_THE PROBLEM_
Copy everything in the data below exactly except the pictures.

* START GIVEN DATA *

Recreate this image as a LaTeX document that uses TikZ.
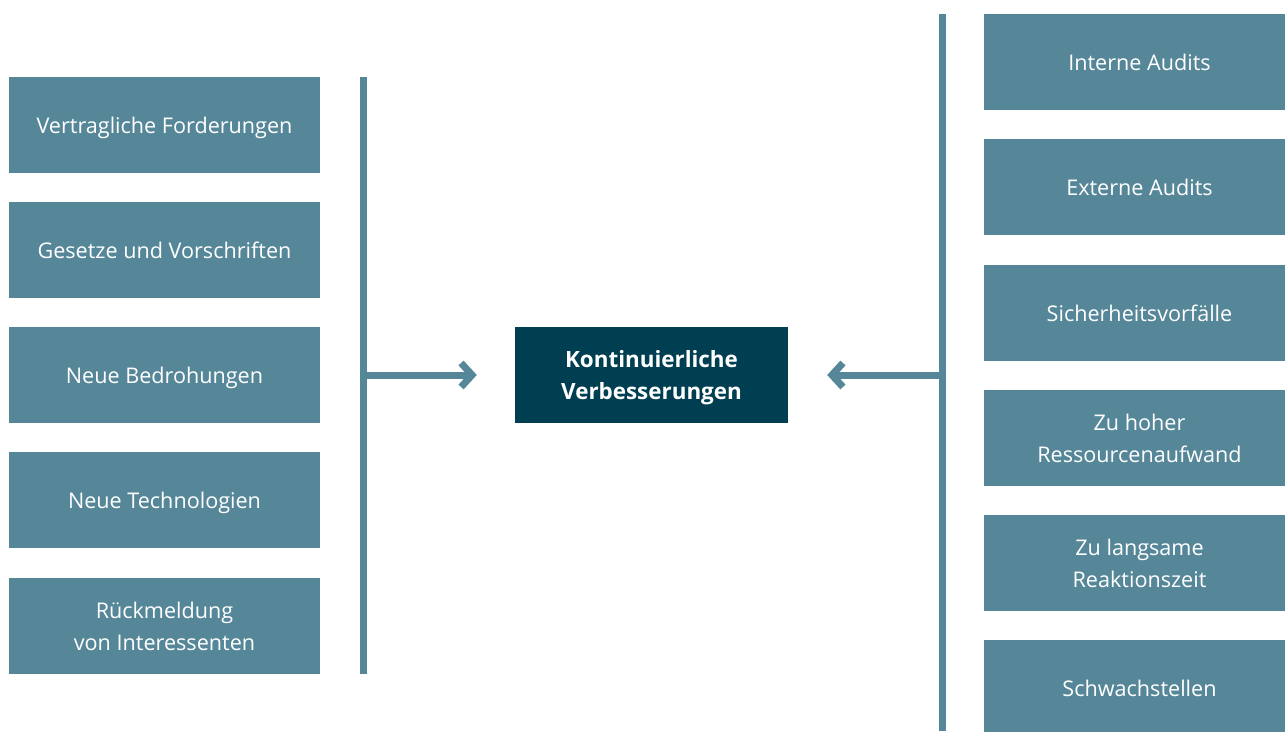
\documentclass[tikz,border=0pt]{standalone}
\usepackage{fontspec}
\setmainfont{Open Sans}
\usetikzlibrary{arrows.meta}
\definecolor{boxc}{HTML}{568799}
\definecolor{darkc}{HTML}{003F52}
\begin{document}
\begin{tikzpicture}[x=1pt,y=-1pt,
  side/.style={fill=boxc, text=white, inner sep=0pt, align=center,
    minimum width=311pt, minimum height=96pt,
    font=\fontsize{21.6}{32}\selectfont},
  one/.style={text height=18pt, text depth=2pt},
  core/.style={fill=darkc, text=white, inner sep=0pt, align=center,
    minimum width=273pt, minimum height=96pt, text depth=-1pt,
    font=\fontsize{22.4}{32}\selectfont\bfseries},
  bar/.style={draw=boxc, line width=7pt},
  arr/.style={draw=boxc, line width=7pt,
    -{Straight Barb[length=11pt, width=24pt, sharp]}}
]
\useasboundingbox (0,0) rectangle (1285,731);
% left boxes
\node[side, one] (l1) at (164.5,125) {Vertragliche Forderungen};
\node[side, one] (l2) at (164.5,250) {Gesetze und Vorschriften};
\node[side, one] (l3) at (164.5,375) {Neue Bedrohungen};
\node[side, one] (l4) at (164.5,500) {Neue Technologien};
\node[side] (l5) at (164.5,626) {Rückmeldung\\von Interessenten};
% right boxes
\node[side, one] (r1) at (1139.5,62) {Interne Audits};
\node[side, one] (r2) at (1139.5,187) {Externe Audits};
\node[side, one] (r3) at (1139.5,313) {Sicherheitsvorfälle};
\node[side] (r4) at (1139.5,438) {Zu hoher\\Ressourcenaufwand};
\node[side] (r5) at (1139.5,563) {Zu langsame\\Reaktionszeit};
\node[side, one] (r6) at (1139.5,688) {Schwachstellen};
% center
\node[core] (c) at (651.5,375) {Kontinuierliche\\Verbesserungen};
% bars
\coordinate (lbtop) at (363,77);
\coordinate (lbbot) at (363,674);
\coordinate (rbtop) at (942,14);
\coordinate (rbbot) at (942,731);
\draw[bar] (lbtop) -- (lbbot);
\draw[bar] (rbtop) -- (rbbot);
% arrows
\draw[arr, shorten >=38pt] (lbtop |- c) -- (c.west);
\draw[arr, shorten >=39pt] (rbtop |- c) -- (c.east);
\end{tikzpicture}
\end{document}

* END GIVEN DATA *

_EXERCISE ANSWER_
Recreate this image as a LaTeX document that uses TikZ.
\documentclass[tikz,border=0pt]{standalone}
\usepackage{fontspec}
\setmainfont{Open Sans}
\usetikzlibrary{arrows.meta}
\definecolor{boxc}{HTML}{568799}
\definecolor{darkc}{HTML}{003F52}
\begin{document}
\begin{tikzpicture}[x=1pt,y=-1pt,
  side/.style={fill=boxc, text=white, inner sep=0pt, align=center,
    minimum width=311pt, minimum height=96pt,
    font=\fontsize{21.6}{32}\selectfont},
  one/.style={text height=18pt, text depth=2pt},
  core/.style={fill=darkc, text=white, inner sep=0pt, align=center,
    minimum width=273pt, minimum height=96pt, text depth=-1pt,
    font=\fontsize{22.4}{32}\selectfont\bfseries},
  bar/.style={draw=boxc, line width=7pt},
  arr/.style={draw=boxc, line width=7pt,
    -{Straight Barb[length=11pt, width=24pt, sharp]}}
]
\useasboundingbox (0,0) rectangle (1285,731);
% left boxes
\node[side, one] (l1) at (164.5,125) {Vertragliche Forderungen};
\node[side, one] (l2) at (164.5,250) {Gesetze und Vorschriften};
\node[side, one] (l3) at (164.5,375) {Neue Bedrohungen};
\node[side, one] (l4) at (164.5,500) {Neue Technologien};
\node[side] (l5) at (164.5,626) {Rückmeldung\\von Interessenten};
% right boxes
\node[side, one] (r1) at (1139.5,62) {Interne Audits};
\node[side, one] (r2) at (1139.5,187) {Externe Audits};
\node[side, one] (r3) at (1139.5,313) {Sicherheitsvorfälle};
\node[side] (r4) at (1139.5,438) {Zu hoher\\Ressourcenaufwand};
\node[side] (r5) at (1139.5,563) {Zu langsame\\Reaktionszeit};
\node[side, one] (r6) at (1139.5,688) {Schwachstellen};
% center
\node[core] (c) at (651.5,375) {Kontinuierliche\\Verbesserungen};
% bars
\coordinate (lbtop) at (363,77);
\coordinate (lbbot) at (363,674);
\coordinate (rbtop) at (942,14);
\coordinate (rbbot) at (942,731);
\draw[bar] (lbtop) -- (lbbot);
\draw[bar] (rbtop) -- (rbbot);
% arrows
\draw[arr, shorten >=38pt] (lbtop |- c) -- (c.west);
\draw[arr, shorten >=39pt] (rbtop |- c) -- (c.east);
\end{tikzpicture}
\end{document}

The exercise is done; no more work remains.